Le Crédit Mutuel donne des gages sur le traitement des clients fragiles

Après son «coup» de fin avril pour l’indemnisation des pertes d’exploitation des professionnels, le plus souvent non prises en charges par les assureurs, le Crédit Mutuel Alliance Fédérale secoue une nouvelle fois le monde de la bancassurance. Le groupe qui rassemble la grande majorité des fédérations du Crédit Mutuel et le CIC a annoncé hier la suppression définitive des frais d’incidents de paiement pour une partie de ses clients particuliers les plus fragiles, bénéficiaires d’une offre de services de base à 3 euros par mois.
De quoi relancer le débatsur les tarifs bancaires, que le ministre de l’Economie a voulu clore la semaine dernière en promettant, à l’Assemblée nationale, de définir la notion de «client fragile». Bruno Le Maire n’avait alors pas annoncé une baisse de la facturation des incidents de paiement, malgré les demandes de certains parlementaires.
Le précédent Arkéa
«La mesure a été mise en place le 20 mars dernier pour protéger les clients les plus touchés par la crise sanitaire. Nous avons décidé de la pérenniser», précise la banque. Avec cette ristourne qui pourra atteindre 200 euros par an et par compte (le maximum légal pour ce type de clientèle), le poids lourd du groupe Crédit Mutuel emboîte le pas d’Arkéa, son cousin breton dissident, qui a déjà franchi le cap dès février 2019.
«Ce n’est pas une offre commerciale, concurrentielle ou marketing, assure un porte-parole du Crédit Mutuel. Seuls les clients (donc pas les prospects) identifiés par la banque selon les critères légaux et réglementaires peuvent y souscrire». Le groupe mutualiste rejette aussi l’accusation d’irresponsabilité, avancée traditionnellement par certains banquiers pour justifier les facturations appliquées sur les comptes débiteurs, qui devraient inciter les clients à mieux gérer leur budget. «Nous maintenons dans cette offre spécifique un conseiller dédié de proximité, explique le porte-parole. Notre objectif premier est bien d’accompagner le client qui se trouve en fragilité financière (généralement en raison d’un accident de la vie ou de précarité) à en sortir. Par exemple en l’aidant à décaler certaines mensualités en fonction de la date de paiement de son salaire.»
35.000 bénéficiaires
L’annonce du Crédit Mutuel concerne uniquement les personnes ayant souscrit l’«offre spécifique» destinée aux clients «fragiles économiquement». Dans ce panier de services de base (dépourvu de découvert autorisé et de chéquier) que doivent proposer toutes les banques, le traitement des rejets de virement ou de prélèvement est plafonné, depuis 2019, à 20 euros par mois maximum et 200 euros par an. Dans l’hypothèse où tous les titulaires atteindraient le maximum des frais annuels d’incidents, leur annulation coûterait au Crédit Mutuel 7 millions d’euros. Soit 0,07% des revenus 2019 de ses activités de banque de détail.

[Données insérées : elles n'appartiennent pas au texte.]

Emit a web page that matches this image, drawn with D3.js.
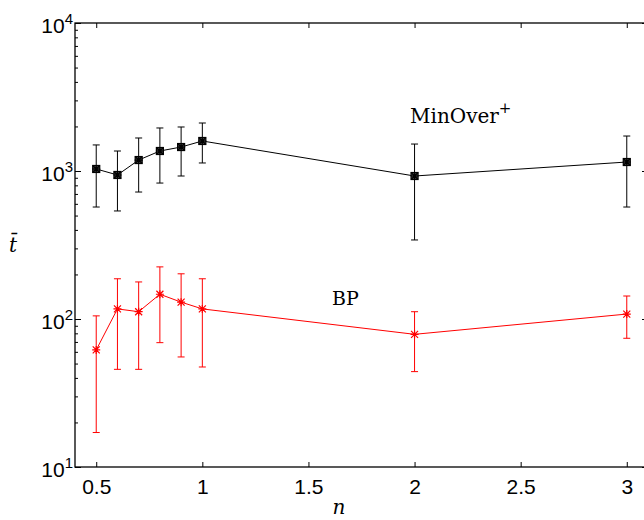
<!DOCTYPE html>
<html>
<head>
<meta charset="utf-8">
<script src="https://cdn.jsdelivr.net/npm/d3@7"></script>
<style>
  body { margin: 0; background: #fff; }
  svg { display: block; overflow: hidden; }
</style>
</head>
<body>
<div id="chart"></div>
<script>
// data
const nValues = [0.5, 0.6, 0.7, 0.8, 0.9, 1, 2, 3];

const minOverMean = [1032, 940, 1186, 1365, 1452, 1595, 925, 1150];
const minOverLow = [571, 537, 721, 829, 925, 1133, 342, 571];
const minOverHigh = [1500, 1365, 1671, 1953, 1983, 2110, 1521, 1723];

const bpMean = [61.8, 117, 112, 147, 130, 117, 78.8, 108];
const bpLow = [17.1, 45.7, 45.7, 69.2, 55.4, 47.4, 44.1, 74.1];
const bpHigh = [105, 187, 178, 225, 202, 187, 112, 143];

const xTicks = [0.5, 1, 1.5, 2, 2.5, 3];
const yExponents = [1, 2, 3, 4];

// layout
const margin = { top: 23, right: -4, bottom: 53, left: 75 };
const W = 644, H = 520;
const width = W - margin.left - margin.right;
const height = H - margin.top - margin.bottom;

const svg = d3
  .select('#chart')
  .append('svg')
  .attr('width', W)
  .attr('height', H);

const g = svg.append('g').attr('transform', `translate(${margin.left},${margin.top})`);

const x = d3.scaleLinear().domain([0.4, 3.1]).range([0, width]);
const y = d3.scaleLog().domain([10, 10000]).range([height, 0]);

const majors = yExponents.map((e) => Math.pow(10, e));
const minors = [];
for (let e = 1; e < 4; e++) {
  for (let k = 2; k <= 9; k++) minors.push(k * Math.pow(10, e));
}

const tickFont = 'Liberation Sans, Arial, sans-serif';

// bottom axis
g.append('g')
  .attr('transform', `translate(0,${height})`)
  .call(d3.axisBottom(x).tickValues(xTicks).tickSize(-5).tickPadding(12).tickFormat(d3.format('')))
  .call((a) => a.select('.domain').remove())
  .call((a) => a.selectAll('text').attr('font-size', 21).attr('font-family', tickFont).attr('fill', '#000'));

// top axis
g.append('g')
  .call(d3.axisTop(x).tickValues(xTicks).tickSize(-5).tickFormat(''))
  .call((a) => a.select('.domain').remove());

// left axis major + minor
g.append('g')
  .call(d3.axisLeft(y).tickValues(majors).tickSize(-6).tickFormat(''))
  .call((a) => a.select('.domain').remove());
g.append('g')
  .call(d3.axisLeft(y).tickValues(minors).tickSize(-3).tickFormat(''))
  .call((a) => a.select('.domain').remove());

// right axis
g.append('g')
  .attr('transform', `translate(${width},0)`)
  .call(d3.axisRight(y).tickValues(majors).tickSize(-6).tickFormat(''))
  .call((a) => a.select('.domain').remove());
g.append('g')
  .attr('transform', `translate(${width},0)`)
  .call(d3.axisRight(y).tickValues(minors).tickSize(-3).tickFormat(''))
  .call((a) => a.select('.domain').remove());

g.selectAll('.tick line').attr('stroke', '#000').attr('stroke-width', 1);

// frame
g.append('rect')
  .attr('width', width)
  .attr('height', height)
  .attr('fill', 'none')
  .attr('stroke', '#000')
  .attr('stroke-width', 1.3);

// y tick labels 10^e
const yLab = g
  .selectAll('.ylab')
  .data(yExponents)
  .enter()
  .append('text')
  .attr('class', 'ylab')
  .attr('x', -2)
  .attr('y', (e) => y(Math.pow(10, e)) + 10)
  .attr('text-anchor', 'end')
  .attr('font-family', tickFont)
  .attr('font-size', 21);
yLab.append('tspan').text('10');
yLab.append('tspan').attr('dy', -9).attr('font-size', 15).text((e) => e);

// series
function drawSeries(mean, low, high, color, marker) {
  const pts = nValues.map((n, i) => ({ n: n, m: mean[i], lo: low[i], hi: high[i] }));
  const s = g.append('g');

  s.append('path')
    .datum(pts)
    .attr('fill', 'none')
    .attr('stroke', color)
    .attr('stroke-width', 1)
    .attr('d', d3.line().x((d) => x(d.n)).y((d) => y(d.m)));

  const eb = s.selectAll('.eb').data(pts).enter().append('g').attr('stroke', color).attr('stroke-width', 1);
  eb.append('line')
    .attr('x1', (d) => x(d.n)).attr('x2', (d) => x(d.n))
    .attr('y1', (d) => y(d.lo)).attr('y2', (d) => y(d.hi));
  eb.append('line')
    .attr('x1', (d) => x(d.n) - 3.5).attr('x2', (d) => x(d.n) + 3.5)
    .attr('y1', (d) => y(d.lo)).attr('y2', (d) => y(d.lo));
  eb.append('line')
    .attr('x1', (d) => x(d.n) - 3.5).attr('x2', (d) => x(d.n) + 3.5)
    .attr('y1', (d) => y(d.hi)).attr('y2', (d) => y(d.hi));

  const mk = s.selectAll('.mk').data(pts).enter().append('g')
    .attr('transform', (d) => `translate(${x(d.n)},${y(d.m)})`)
    .attr('stroke', color)
    .attr('stroke-width', 1.2);
  const r = 3.5;
  if (marker === 'square') {
    mk.append('rect').attr('x', -r).attr('y', -r).attr('width', 2 * r).attr('height', 2 * r)
      .attr('fill', '#444');
  }
  mk.append('path').attr('d', `M${-r},${-r}L${r},${r}M${-r},${r}L${r},${-r}M0,${-r - 0.5}V${r + 0.5}M${-r - 0.5},0H${r + 0.5}`);
}

drawSeries(minOverMean, minOverLow, minOverHigh, '#000', 'square');
drawSeries(bpMean, bpLow, bpHigh, '#ff0000', 'star');

// series labels
const serif = 'DejaVu Serif, Liberation Serif, serif';
const mo = svg.append('text')
  .attr('x', 410)
  .attr('y', 123)
  .attr('font-family', serif)
  .attr('font-size', 20);
mo.append('tspan').text('MinOver');
mo.append('tspan').attr('dy', -10).attr('font-size', 15).text('+');

svg.append('text')
  .attr('x', 332)
  .attr('y', 305)
  .attr('font-family', serif)
  .attr('font-size', 19)
  .text('BP');

// axis titles
svg.append('text')
  .attr('x', 9)
  .attr('y', 252)
  .attr('font-family', serif)
  .attr('font-style', 'italic')
  .attr('font-size', 20)
  .text('t\u0304');

svg.append('text')
  .attr('x', 339)
  .attr('y', 514)
  .attr('text-anchor', 'middle')
  .attr('font-family', serif)
  .attr('font-style', 'italic')
  .attr('font-size', 20)
  .text('n');
</script>
</body>
</html>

En effet, seules 35.000 personnes bénéficient de son «offre spécifique», soit environ 15% de la population éligible, selon le groupe. Les autres ne veulent pas être stigmatisées en souscrivant un service réservé aux «pauvres», ou méconnaissent le produit, qui existe pourtant depuis 2014 et que les banques ont l’obligation de promouvoir. Alors que La Banque Postale concentre l’essentiel des bénéficiaires (112.000 fin 2019) en sa qualité d’établissement public ayant une mission d’«accessibilité bancaire», le nom des mauvais élèves de l’inclusion bancaire devrait enfin être rendu public dans les prochaines semaines, a promis la semaine dernière Bruno Le Maire.
Pratiques hétérogènes
Ces dernières années, la communication des banques a plutôt été centrée sur les offres low-cost, comme Eko du Crédit Agricole, tentant de répliquer le succès du compte sans banqueNickel, passé dans le giron de BNP Paribas. Ces services ne donnent pas droit au plafond de 200 euros par an sur les incidents mais limitent leur survenue, en n’autorisant pas les découverts par exemple.
Certains établissements ont aussi fait le choix de renoncer aux commissions d’intervention prélevées en cas de solde négatif, notamment les banques en ligne, ou encore aux frais pour rejet de virement, telles les Caisses d’Epargne. Depuis les mesures «gilets jaunes» de fin 2018, le coûts des incidents est par ailleurs limité à 300 euros par an pour les clients fragiles au sens large. La définition de cette population, encore floue et différente d’une banque à l’autre, fera l’objet d’un arrêté prochain du ministère de l’Economie, avec un seuil fixé à «cinq incidents bancaires dans une période d’un mois».